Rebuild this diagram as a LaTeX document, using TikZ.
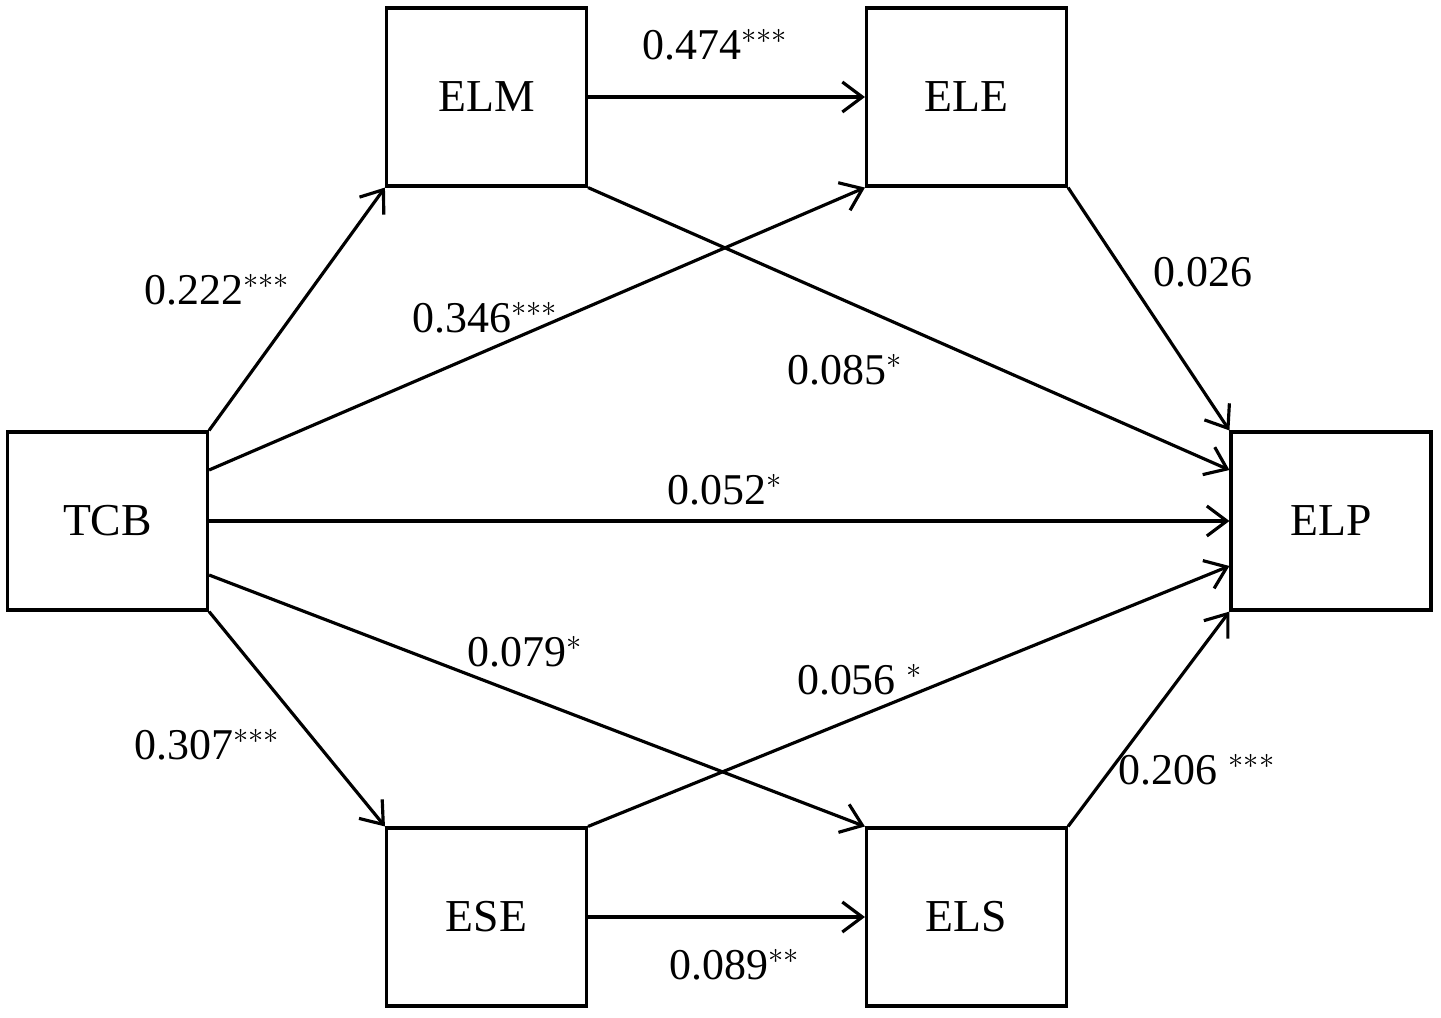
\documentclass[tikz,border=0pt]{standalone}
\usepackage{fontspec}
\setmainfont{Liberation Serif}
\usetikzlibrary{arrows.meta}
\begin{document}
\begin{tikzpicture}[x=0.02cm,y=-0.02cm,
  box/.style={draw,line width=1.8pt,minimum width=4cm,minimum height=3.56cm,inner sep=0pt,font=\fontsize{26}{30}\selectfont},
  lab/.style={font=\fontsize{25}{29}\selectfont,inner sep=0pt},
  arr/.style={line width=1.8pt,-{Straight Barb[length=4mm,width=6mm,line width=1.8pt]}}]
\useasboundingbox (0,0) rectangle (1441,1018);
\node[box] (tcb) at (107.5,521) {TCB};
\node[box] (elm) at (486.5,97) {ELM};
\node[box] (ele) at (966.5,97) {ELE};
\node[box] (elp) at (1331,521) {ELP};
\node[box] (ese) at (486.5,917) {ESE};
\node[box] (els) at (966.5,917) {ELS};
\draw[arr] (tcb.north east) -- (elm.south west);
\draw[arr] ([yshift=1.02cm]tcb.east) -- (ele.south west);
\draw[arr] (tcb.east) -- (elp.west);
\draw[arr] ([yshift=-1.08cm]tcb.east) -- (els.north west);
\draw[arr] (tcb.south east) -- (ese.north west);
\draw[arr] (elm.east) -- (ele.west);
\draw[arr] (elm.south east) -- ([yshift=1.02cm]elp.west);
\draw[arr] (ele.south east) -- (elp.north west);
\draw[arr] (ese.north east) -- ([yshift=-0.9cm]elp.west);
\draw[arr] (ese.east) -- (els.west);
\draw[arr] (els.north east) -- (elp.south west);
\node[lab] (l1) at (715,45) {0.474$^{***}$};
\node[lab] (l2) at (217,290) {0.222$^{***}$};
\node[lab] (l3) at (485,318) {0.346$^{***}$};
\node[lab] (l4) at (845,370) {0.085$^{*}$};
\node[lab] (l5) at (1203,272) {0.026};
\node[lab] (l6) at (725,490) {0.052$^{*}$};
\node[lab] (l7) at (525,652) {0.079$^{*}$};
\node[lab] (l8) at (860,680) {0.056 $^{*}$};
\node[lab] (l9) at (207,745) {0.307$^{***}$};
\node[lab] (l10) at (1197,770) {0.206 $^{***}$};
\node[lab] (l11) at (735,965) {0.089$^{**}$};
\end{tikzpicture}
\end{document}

Problem to solve: Reproduce each line exactly as it appears, omitting the pictures.

Correct response:
Rebuild this diagram as a LaTeX document, using TikZ.
\documentclass[tikz,border=0pt]{standalone}
\usepackage{fontspec}
\setmainfont{Liberation Serif}
\usetikzlibrary{arrows.meta}
\begin{document}
\begin{tikzpicture}[x=0.02cm,y=-0.02cm,
  box/.style={draw,line width=1.8pt,minimum width=4cm,minimum height=3.56cm,inner sep=0pt,font=\fontsize{26}{30}\selectfont},
  lab/.style={font=\fontsize{25}{29}\selectfont,inner sep=0pt},
  arr/.style={line width=1.8pt,-{Straight Barb[length=4mm,width=6mm,line width=1.8pt]}}]
\useasboundingbox (0,0) rectangle (1441,1018);
\node[box] (tcb) at (107.5,521) {TCB};
\node[box] (elm) at (486.5,97) {ELM};
\node[box] (ele) at (966.5,97) {ELE};
\node[box] (elp) at (1331,521) {ELP};
\node[box] (ese) at (486.5,917) {ESE};
\node[box] (els) at (966.5,917) {ELS};
\draw[arr] (tcb.north east) -- (elm.south west);
\draw[arr] ([yshift=1.02cm]tcb.east) -- (ele.south west);
\draw[arr] (tcb.east) -- (elp.west);
\draw[arr] ([yshift=-1.08cm]tcb.east) -- (els.north west);
\draw[arr] (tcb.south east) -- (ese.north west);
\draw[arr] (elm.east) -- (ele.west);
\draw[arr] (elm.south east) -- ([yshift=1.02cm]elp.west);
\draw[arr] (ele.south east) -- (elp.north west);
\draw[arr] (ese.north east) -- ([yshift=-0.9cm]elp.west);
\draw[arr] (ese.east) -- (els.west);
\draw[arr] (els.north east) -- (elp.south west);
\node[lab] (l1) at (715,45) {0.474$^{***}$};
\node[lab] (l2) at (217,290) {0.222$^{***}$};
\node[lab] (l3) at (485,318) {0.346$^{***}$};
\node[lab] (l4) at (845,370) {0.085$^{*}$};
\node[lab] (l5) at (1203,272) {0.026};
\node[lab] (l6) at (725,490) {0.052$^{*}$};
\node[lab] (l7) at (525,652) {0.079$^{*}$};
\node[lab] (l8) at (860,680) {0.056 $^{*}$};
\node[lab] (l9) at (207,745) {0.307$^{***}$};
\node[lab] (l10) at (1197,770) {0.206 $^{***}$};
\node[lab] (l11) at (735,965) {0.089$^{**}$};
\end{tikzpicture}
\end{document}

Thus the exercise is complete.